Curbing Domestic Violence

July 20, 1994

As awful as the statistics are -- as many as 4 million women annually victimized by domestic violence, thousands killed by boyfriends or husbands -- this society has come a long way since 1871, when judges in Alabama and Massachusetts first declared wife-beating illegal.

In the two decades since the first shelter for battered women opened in St. Paul, Minn., there has been a steady increase in attention paid to violence within the home. As a result, new laws and policies and better community resources are now in place for helping victims and dealing with perpetrators. Still, there is a long way to go.
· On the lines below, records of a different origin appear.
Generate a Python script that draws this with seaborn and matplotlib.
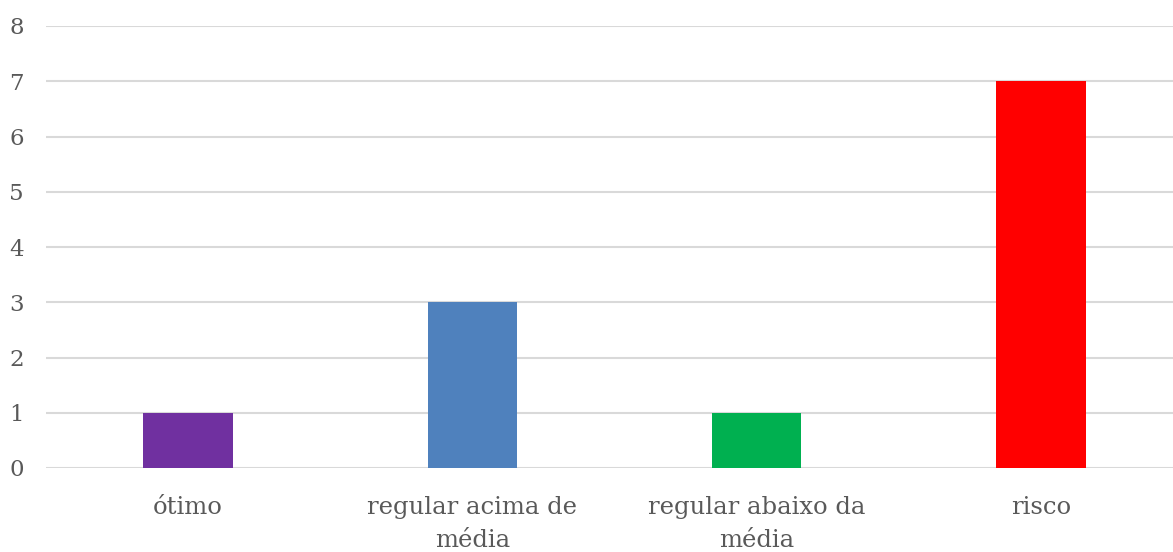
import matplotlib
matplotlib.use("Agg")
import matplotlib.pyplot as plt
import seaborn as sns
import pandas as pd

categories = ["ótimo", "regular acima de\nmédia", "regular abaixo da\nmédia", "risco"]
values = [1, 3, 1, 7]
colors = ["#7030A0", "#4F81BD", "#00B050", "#FF0000"]
y_ticks = [0, 1, 2, 3, 4, 5, 6, 7, 8]

sns.set_style("white")
plt.rcParams["font.family"] = ["DejaVu Serif"]

df = pd.DataFrame({"categoria": categories, "valor": values})

fig = plt.figure(figsize=(11.73, 5.52), dpi=100)
ax = fig.add_axes([46 / 1173, 1 - 468 / 552, 1137 / 1173, (468 - 26) / 552])

sns.barplot(data=df, x="categoria", y="valor", hue="categoria", palette=colors,
            legend=False, width=0.315, saturation=1, linewidth=0, edgecolor="none",
            ax=ax, zorder=3)

ax.set_xlim(-0.5, 3.5)
ax.set_ylim(0, 8)
ax.set_yticks(y_ticks)
ax.yaxis.grid(True, color="#d9d9d9", linewidth=1.5, zorder=0)
ax.set_axisbelow(True)
for s in ax.spines.values():
    s.set_visible(False)
ax.set_xlabel("")
ax.set_ylabel("")
ax.tick_params(axis="y", length=0, pad=16, labelsize=16.5, labelcolor="#595959")
ax.tick_params(axis="x", length=0, pad=20, labelsize=17.5, labelcolor="#595959")
for lbl in ax.get_xticklabels():
    lbl.set_linespacing(1.55)

fig.savefig("out.png", dpi=100, facecolor="white")
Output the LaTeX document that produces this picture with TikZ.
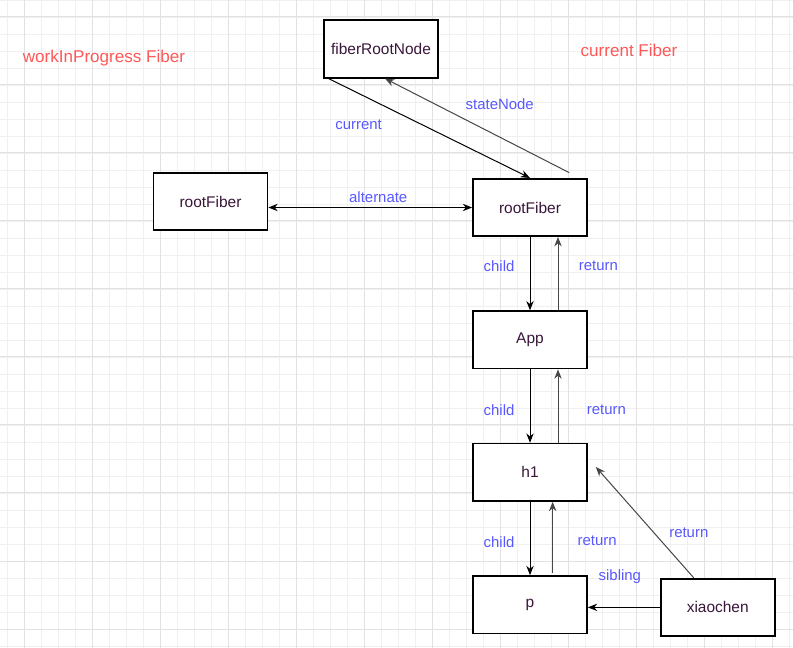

Perhaps the biggest obstacle is the temptation to settle for partial answers or "quick fix" solutions. There is none. If society is to reduce the level of violence that can turn a home into a place of terror, the message must be consistent from all levels of government and across all parts of society.

Pieces of the framework are in place. On the federal level, Rep. Connie Morella, R-Md., has prodded Congress to take a stand on domestic violence issues. Provisions of the Violence Against Women Act, passed last year by both houses of Congress, are now pending as part of the omnibus crime bill. These include appropriations for more shelters, a national hotline and other programs to help victims and to encourage state and local governments to undertake prevention efforts. The bill also provides for interstate enforcement of orders of protection.

In Maryland, the General Assembly has strengthened some laws governing family violence, but it still needs to fine-tune legislation governing civil protective orders. There is also a strong case to be made for eliminating provisions that allow spouses not to testify against each other.

Judges and police departments need to work together to insure that policies like mandatory arrest in cases where there is evidence of an injury don't produce more cases than courts are prepared to handle. Both police departments and prosecutors' offices need domestic violence units that are well-trained and given appropriate resources.

Finally, society needs to recognize that government can't carry the burden alone. Civic leaders, celebrities, clergy, health care workers, anyone concerned with the family values this country likes to celebrate -- all these voices can help broadcast the message that homes should be havens from danger, not places of terror.